• [TASK INSTRUCTIONS]:
Please transcribe the data that follows without the pictures, keeping every word the same.
START SOURCE MATERIAL
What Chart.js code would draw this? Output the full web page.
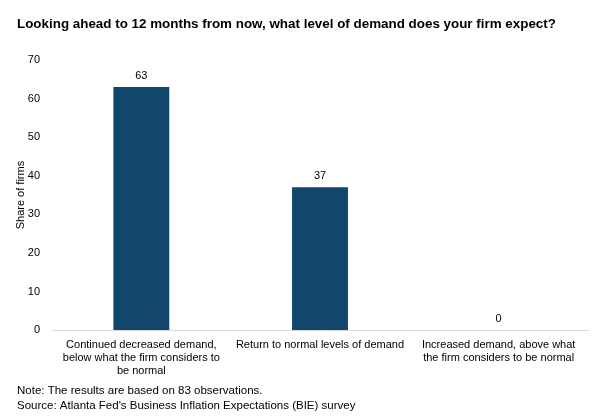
<!DOCTYPE html>
<html>
<head>
<meta charset="utf-8">
<script src="https://cdn.jsdelivr.net/npm/chart.js@4"></script>
<style>
  html, body { margin: 0; padding: 0; background: #ffffff; }
  #wrap { width: 603px; height: 419px; }
</style>
</head>
<body>
<div id="wrap"><canvas id="myChart" width="603" height="419"></canvas></div>
<script>
// Chart data
var categories = [
    ['Continued decreased demand,', 'below what the firm considers to', 'be normal'],
    'Return to normal levels of demand',
    ['Increased demand, above what', 'the firm considers to be normal']
];
var shareOfFirms = [63, 37, 0];
var yTicks = [0, 10, 20, 30, 40, 50, 60, 70];

var titleText = 'Looking ahead to 12 months from now, what level of demand does your firm expect?';
var noteLines = [
    'Note: The results are based on 83 observations.',
    "Source: Atlanta Fed's Business Inflation Expectations (BIE) survey"
];

var fontFamily = '"Liberation Sans", Arial, sans-serif';
var barColor = '#11476a';

// draws the value above each bar
var valueLabels = {
    id: 'valueLabels',
    afterDatasetsDraw: function (chart) {
        var ctx = chart.ctx;
        var meta = chart.getDatasetMeta(0);
        ctx.save();
        ctx.font = '11px ' + fontFamily;
        ctx.fillStyle = '#000000';
        ctx.textAlign = 'center';
        ctx.textBaseline = 'alphabetic';
        meta.data.forEach(function (bar, i) {
            ctx.fillText(String(shareOfFirms[i]), bar.x, bar.y - 8);
        });
        ctx.restore();
    }
};

var myChart = new Chart(document.getElementById('myChart'), {
    type: 'bar',
    data: {
        labels: categories,
        datasets: [{
            label: 'Share of firms',
            data: shareOfFirms,
            backgroundColor: barColor,
            borderWidth: 0,
            barPercentage: 0.313,
            categoryPercentage: 1
        }]
    },
    options: {
        responsive: false,
        animation: false,
        layout: { padding: { left: 17, right: 15, top: 0, bottom: 2 } },
        plugins: {
            legend: { display: false },
            tooltip: { enabled: false },
            title: {
                display: true,
                text: titleText,
                align: 'start',
                color: '#000000',
                font: { family: fontFamily, size: 13.4, weight: 'bold' },
                padding: { top: 16, bottom: 28 }
            },
            subtitle: {
                display: true,
                position: 'bottom',
                text: noteLines,
                align: 'start',
                color: '#000000',
                font: { family: fontFamily, size: 11.5, lineHeight: '15px' },
                padding: { top: -2, bottom: 4 }
            }
        },
        scales: {
            x: {
                grid: { display: false, drawTicks: false },
                border: { display: true, color: '#d9d9d9', width: 1 },
                ticks: {
                    color: '#000000',
                    font: { family: fontFamily, size: 11, lineHeight: 1.18 },
                    maxRotation: 0,
                    autoSkip: false,
                    padding: 8
                }
            },
            y: {
                min: 0,
                max: 70,
                afterBuildTicks: function (axis) {
                    axis.ticks = yTicks.map(function (v) { return { value: v }; });
                },
                afterFit: function (axis) {
                    axis.width = 35;
                },
                grid: { display: false, drawTicks: false },
                border: { display: false },
                ticks: {
                    color: '#000000',
                    font: { family: fontFamily, size: 11 },
                    padding: 12
                },
                title: {
                    display: true,
                    text: 'Share of firms',
                    color: '#000000',
                    font: { family: fontFamily, size: 11 },
                    padding: { top: -3, bottom: 0 }
                }
            }
        }
    },
    plugins: [valueLabels]
});
</script>
</body>
</html>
END SOURCE MATERIAL
• [RESULT OF THIS TASK]:
What Chart.js code would draw this? Output the full web page.
<!DOCTYPE html>
<html>
<head>
<meta charset="utf-8">
<script src="https://cdn.jsdelivr.net/npm/chart.js@4"></script>
<style>
  html, body { margin: 0; padding: 0; background: #ffffff; }
  #wrap { width: 603px; height: 419px; }
</style>
</head>
<body>
<div id="wrap"><canvas id="myChart" width="603" height="419"></canvas></div>
<script>
// Chart data
var categories = [
    ['Continued decreased demand,', 'below what the firm considers to', 'be normal'],
    'Return to normal levels of demand',
    ['Increased demand, above what', 'the firm considers to be normal']
];
var shareOfFirms = [63, 37, 0];
var yTicks = [0, 10, 20, 30, 40, 50, 60, 70];

var titleText = 'Looking ahead to 12 months from now, what level of demand does your firm expect?';
var noteLines = [
    'Note: The results are based on 83 observations.',
    "Source: Atlanta Fed's Business Inflation Expectations (BIE) survey"
];

var fontFamily = '"Liberation Sans", Arial, sans-serif';
var barColor = '#11476a';

// draws the value above each bar
var valueLabels = {
    id: 'valueLabels',
    afterDatasetsDraw: function (chart) {
        var ctx = chart.ctx;
        var meta = chart.getDatasetMeta(0);
        ctx.save();
        ctx.font = '11px ' + fontFamily;
        ctx.fillStyle = '#000000';
        ctx.textAlign = 'center';
        ctx.textBaseline = 'alphabetic';
        meta.data.forEach(function (bar, i) {
            ctx.fillText(String(shareOfFirms[i]), bar.x, bar.y - 8);
        });
        ctx.restore();
    }
};

var myChart = new Chart(document.getElementById('myChart'), {
    type: 'bar',
    data: {
        labels: categories,
        datasets: [{
            label: 'Share of firms',
            data: shareOfFirms,
            backgroundColor: barColor,
            borderWidth: 0,
            barPercentage: 0.313,
            categoryPercentage: 1
        }]
    },
    options: {
        responsive: false,
        animation: false,
        layout: { padding: { left: 17, right: 15, top: 0, bottom: 2 } },
        plugins: {
            legend: { display: false },
            tooltip: { enabled: false },
            title: {
                display: true,
                text: titleText,
                align: 'start',
                color: '#000000',
                font: { family: fontFamily, size: 13.4, weight: 'bold' },
                padding: { top: 16, bottom: 28 }
            },
            subtitle: {
                display: true,
                position: 'bottom',
                text: noteLines,
                align: 'start',
                color: '#000000',
                font: { family: fontFamily, size: 11.5, lineHeight: '15px' },
                padding: { top: -2, bottom: 4 }
            }
        },
        scales: {
            x: {
                grid: { display: false, drawTicks: false },
                border: { display: true, color: '#d9d9d9', width: 1 },
                ticks: {
                    color: '#000000',
                    font: { family: fontFamily, size: 11, lineHeight: 1.18 },
                    maxRotation: 0,
                    autoSkip: false,
                    padding: 8
                }
            },
            y: {
                min: 0,
                max: 70,
                afterBuildTicks: function (axis) {
                    axis.ticks = yTicks.map(function (v) { return { value: v }; });
                },
                afterFit: function (axis) {
                    axis.width = 35;
                },
                grid: { display: false, drawTicks: false },
                border: { display: false },
                ticks: {
                    color: '#000000',
                    font: { family: fontFamily, size: 11 },
                    padding: 12
                },
                title: {
                    display: true,
                    text: 'Share of firms',
                    color: '#000000',
                    font: { family: fontFamily, size: 11 },
                    padding: { top: -3, bottom: 0 }
                }
            }
        }
    },
    plugins: [valueLabels]
});
</script>
</body>
</html>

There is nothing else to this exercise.